El nivel de la elocución sobre el derecho a decidir constituye, a estas alturas, una verdadera ofensa a la inteligencia de la ciudadanía. El panorama de ruido y de desinformación al que nos enfrentamos es brutal. Gestos grandilocuentes (de unos) que se responde con negaciones sistemáticas y/o huidas (de otros) y con tópicos y reducciones de ambos. Ideal.

Sirva, como ejemplo, la reciente y «profunda"» discusión en torno al «seny». En su acepción de cordura, este término es el mantra de moda. El penúltimo en evocarlo ha sido el presidente Rajoy. «Espero que se imponga el seny» ha dicho, como si de la voluntad divina dependiese y nada tuviese que ver con él. A lo que el president Artur Mas ha contestado, solemne: el «seny no es renuncia». Es más, «a los que piden seny hay que pedirles tolerancia». Y, de rondón, Mas ha pedido también a los periodistas «que expliquen bien un proceso soberanista» que ni entre ellos se explican ¡Manda narices!

Montoro (¿cómo no?) dejaba otra joya, en la línea de la ley del hielo impuesta por su partido. En la sesión de control al Gobierno, Carlos Martínez Gorriarán le preguntaba por los planes del Ejecutivo sobre el referéndum. El Ministro, campante, sentenciaba: «lo que quieren los catalanes y los españoles es que los políticos resuelvan cosas prácticas». Vamos, que lo de la consulta y sus consecuencias debe ser una cuestión sobrenatural.

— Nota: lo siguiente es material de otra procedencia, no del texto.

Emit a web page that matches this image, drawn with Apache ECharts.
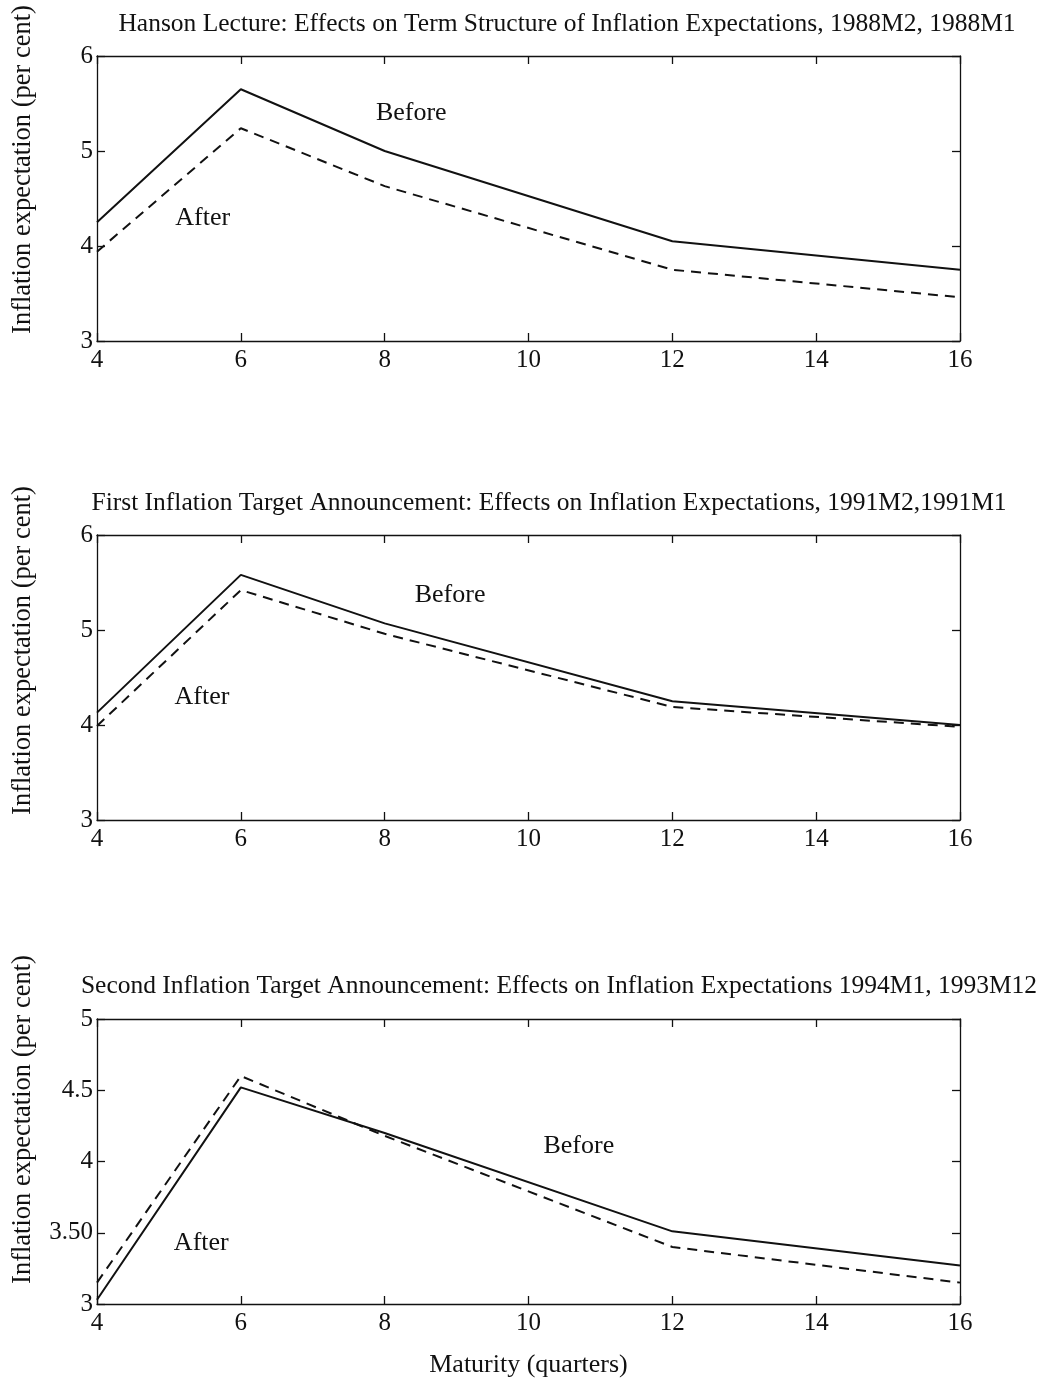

Señores, señoras: ha pasado más de un año desde que Mas animara a los partidos catalanes a pactar una hoja de ruta para la autodeterminación. En todo este tiempo, los españoles -incluidos los catalanes- hemos sufrido, y seguimos sufriendo, en silencio (como las hemorroides) el «derecho a decidir». Pese al alud de portadas, noticias y grandes titulares, nadie, ni del gobierno central ni del autonómico, se ha dignado a tratarnos como adultos y a documentar, con evidencias y seriedad, cuatro cuestiones básicas (y previas a cualquier discusión ulterior): ¿qué se quiere decidir? ¿qué se puede decidir? ¿en qué condiciones y con qué consecuencias exactas se va a decidir? ¿quién lo quiere decidir?

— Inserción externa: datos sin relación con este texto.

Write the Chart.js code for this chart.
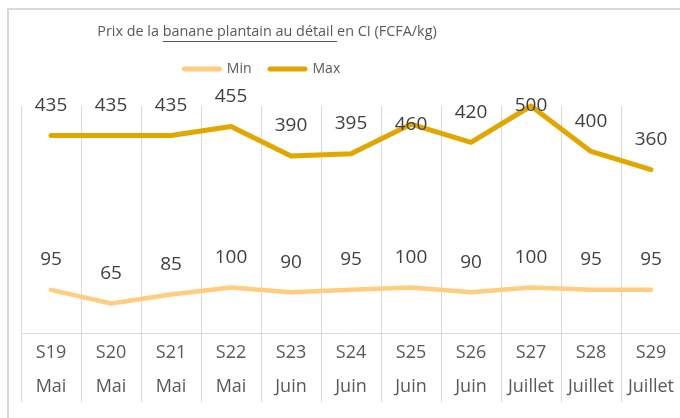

Se han publicado recientemente dos informes («El coste de la no España» y «Com Austria o Dinamarca: la Catalunya Possible»). Parece que, desde distintas perspectivas y con argumentos, pruebas y datos, abordan las consecuencias de una hipotética separación catalana en el contexto existente. Se necesitan más investigadores, a ser posible independientes, con evidencias y con juicios racionales, para proceder bien. Porque perfilar cuestiones públicas (muy relevantes) sólo a golpe de heurístico resulta peligroso y puede acarrear consecuencias. No lo digo yo. Lo dicen Kahneman y Tversky, los dos premios Nobel que introdujeron estos elementos en los modelos de toma de decisiones. Y es que al final, si este «guirigay» sigue así, los ciudadanos tendremos que asumir con respecto a todos los que lo protagonizan, de un bando y de otro, no un derecho, sino un deber de decidir.